New Year has just arrived... and once more, I undertook the quest of making it become somewhat of an improvement or at least a temporal space for growth, when compared to its predecessor.

There's no denying that the world is our home and past midnight was another piece of the puzzle that proves just so. I was among some of my long-known friends (one has been living in Canada for more than a decade, another is spanish despite being born in London) and midnight passed while some of us were singing, playing, dreaming, sleeping, thinking of our distant friends... the ones living next door and others living a world apart (ZIP 94523, I can add one, for example). Distance is merely a factor. Insignificant, one can add, when it comes to thoughts.

People we know, people we love, they all can be present (truly they are), regardless of their geographic position.

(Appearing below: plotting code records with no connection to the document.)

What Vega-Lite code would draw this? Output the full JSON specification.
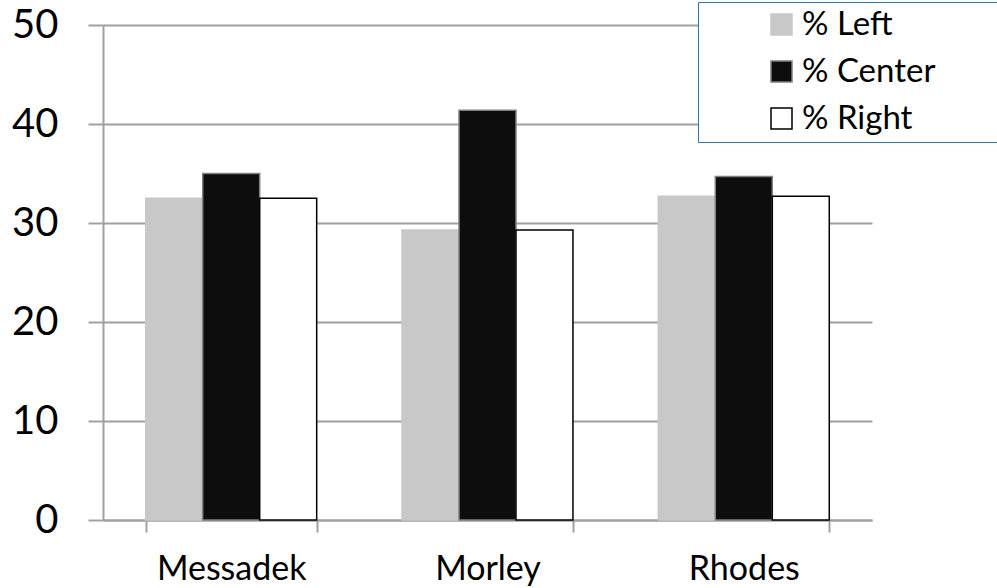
{
  "$schema": "https://vega.github.io/schema/vega-lite/v6.json",
  "width": 769,
  "height": 495,
  "autosize": {"type": "none"},
  "padding": {"left": 103, "top": 25, "right": 125, "bottom": 68},
  "background": "white",
  "config": {
    "font": "Lato",
    "view": {"stroke": null}
  },
  "data": {
    "values": [
      {"candidate": "Messadek", "series": "% Left", "value": 32.5},
      {"candidate": "Messadek", "series": "% Center", "value": 35.0},
      {"candidate": "Messadek", "series": "% Right", "value": 32.5},
      {"candidate": "Morley", "series": "% Left", "value": 29.3},
      {"candidate": "Morley", "series": "% Center", "value": 41.4},
      {"candidate": "Morley", "series": "% Right", "value": 29.3},
      {"candidate": "Rhodes", "series": "% Left", "value": 32.7},
      {"candidate": "Rhodes", "series": "% Center", "value": 34.7},
      {"candidate": "Rhodes", "series": "% Right", "value": 32.7}
    ]
  },
  "mark": {"type": "bar", "strokeWidth": 1.5},
  "encoding": {
    "x": {
      "field": "candidate",
      "type": "nominal",
      "sort": ["Messadek", "Morley", "Rhodes"],
      "scale": {"paddingInner": 0.333, "paddingOuter": 0.1667},
      "axis": {
        "title": null,
        "labelAngle": 0,
        "labelFontSize": 34,
        "labelColor": "#000000",
        "labelPadding": 20,
        "tickBand": "extent",
        "tickSize": 12,
        "tickWidth": 2,
        "tickColor": "#a0a0a0",
        "domainColor": "#a0a0a0",
        "domainWidth": 2
      }
    },
    "xOffset": {
      "field": "series",
      "type": "nominal",
      "sort": ["% Left", "% Center", "% Right"],
      "scale": {"paddingInner": 0, "paddingOuter": 0}
    },
    "y": {
      "field": "value",
      "type": "quantitative",
      "scale": {"domain": [0, 50], "nice": false},
      "axis": {
        "title": null,
        "values": [0, 10, 20, 30, 40, 50],
        "labelFontSize": 40,
        "labelColor": "#000000",
        "labelPadding": 30,
        "grid": true,
        "gridColor": "#a0a0a0",
        "gridWidth": 2,
        "tickSize": 15,
        "tickWidth": 2,
        "tickColor": "#a0a0a0",
        "domainColor": "#a0a0a0",
        "domainWidth": 2
      }
    },
    "fill": {
      "field": "series",
      "type": "nominal",
      "sort": ["% Left", "% Center", "% Right"],
      "scale": {"domain": ["% Left", "% Center", "% Right"], "range": ["#c8c8c8", "#0d0d0d", "#ffffff"]},
      "legend": {
        "title": null,
        "orient": "none",
        "legendX": 595,
        "legendY": -23,
        "padding": 6,
        "strokeColor": "#2e75b6",
        "fillColor": "#ffffff",
        "symbolType": "square",
        "symbolSize": 441,
        "symbolOffset": 61,
        "symbolStrokeWidth": 1.5,
        "labelFontSize": 33,
        "labelColor": "#000000",
        "labelOffset": 4,
        "labelLimit": 500,
        "rowPadding": 13,
        "labelExpr": "datum.label + '\u2800\u2800\u2800'"
      }
    },
    "stroke": {
      "field": "series",
      "type": "nominal",
      "sort": ["% Left", "% Center", "% Right"],
      "scale": {"domain": ["% Left", "% Center", "% Right"], "range": ["#c8c8c8", "#7f7f7f", "#000000"]},
      "legend": {
        "title": null,
        "orient": "none",
        "legendX": 595,
        "legendY": -23,
        "padding": 6,
        "strokeColor": "#2e75b6",
        "fillColor": "#ffffff",
        "symbolType": "square",
        "symbolSize": 441,
        "symbolOffset": 61,
        "symbolStrokeWidth": 1.5,
        "labelFontSize": 33,
        "labelColor": "#000000",
        "labelOffset": 4,
        "labelLimit": 500,
        "rowPadding": 13,
        "labelExpr": "datum.label + '\u2800\u2800\u2800'"
      }
    }
  }
}
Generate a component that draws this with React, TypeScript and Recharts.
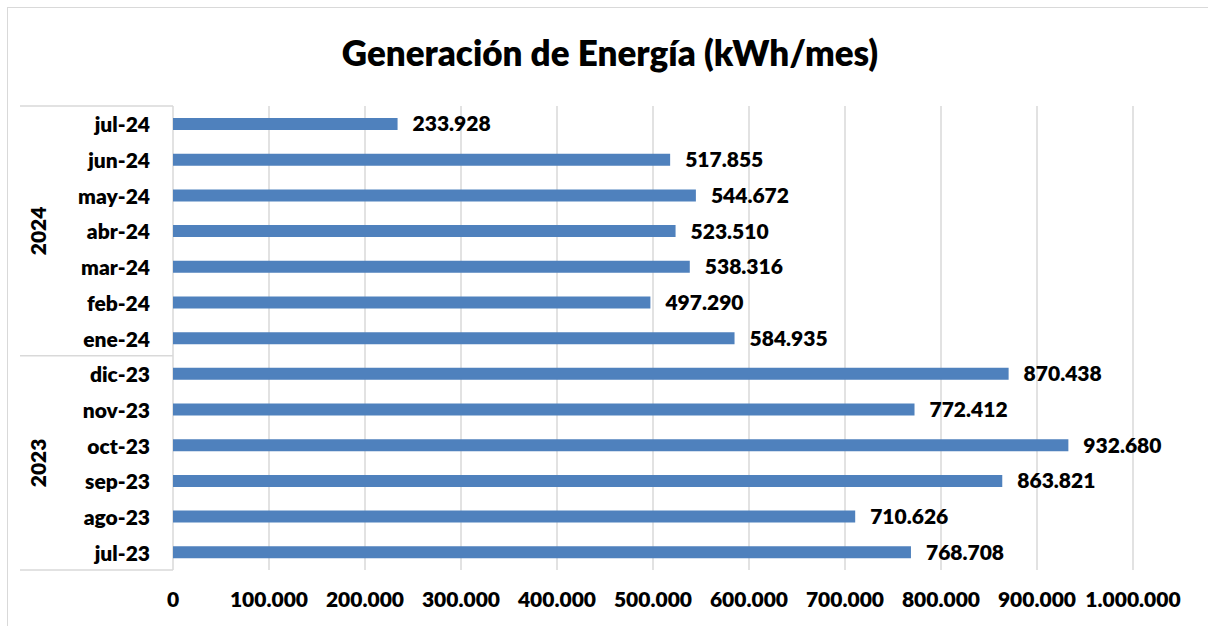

Regardless of anything.

I have recently found a poem regarding a specific geographic spot: Mt. Moosilauke. This one is located in the White Mountains of New Hampshire, a part of rural New England (USA) enlivened by seasonal forays of summer visitors. Not that it is remarkable or that beautiful, but for each of us, there are places like this that have an extra meaning. Not for me, in this case. I just liked the poem. Hope you do too.

"O, the wind howls over the hills tonight
And wide is the lonely sky
These are our hills when the snows drift deep
When roaring freshets flow
When under the summer moon they sleep
And when the red leaves blow
And where'er we go and whatever we do
Memories will remain.

These are our hills when the snows drift deep
When roaring freshets flow
When under the summer moon they sleep
And when the red leaves blow
And where'er we go and whatever we do
Memories will remain
Of the winds that blew on the trails we knew
In snow and sun and rain.

We shall have known what the dawn wind sings
High on a lonely peak
And learned the challenge the lightning flings
And heard the thunder speak
The splendor of noon and sunset's gold
The stars shall speak their lore
And when we are old all the firelight told
We shall see in our dreams once more
".

          - H.P. Haile, in "Mt. Moosilauke"

Simple, right ?!
But nice, like the place seems to be... let's see what tomorrow brings.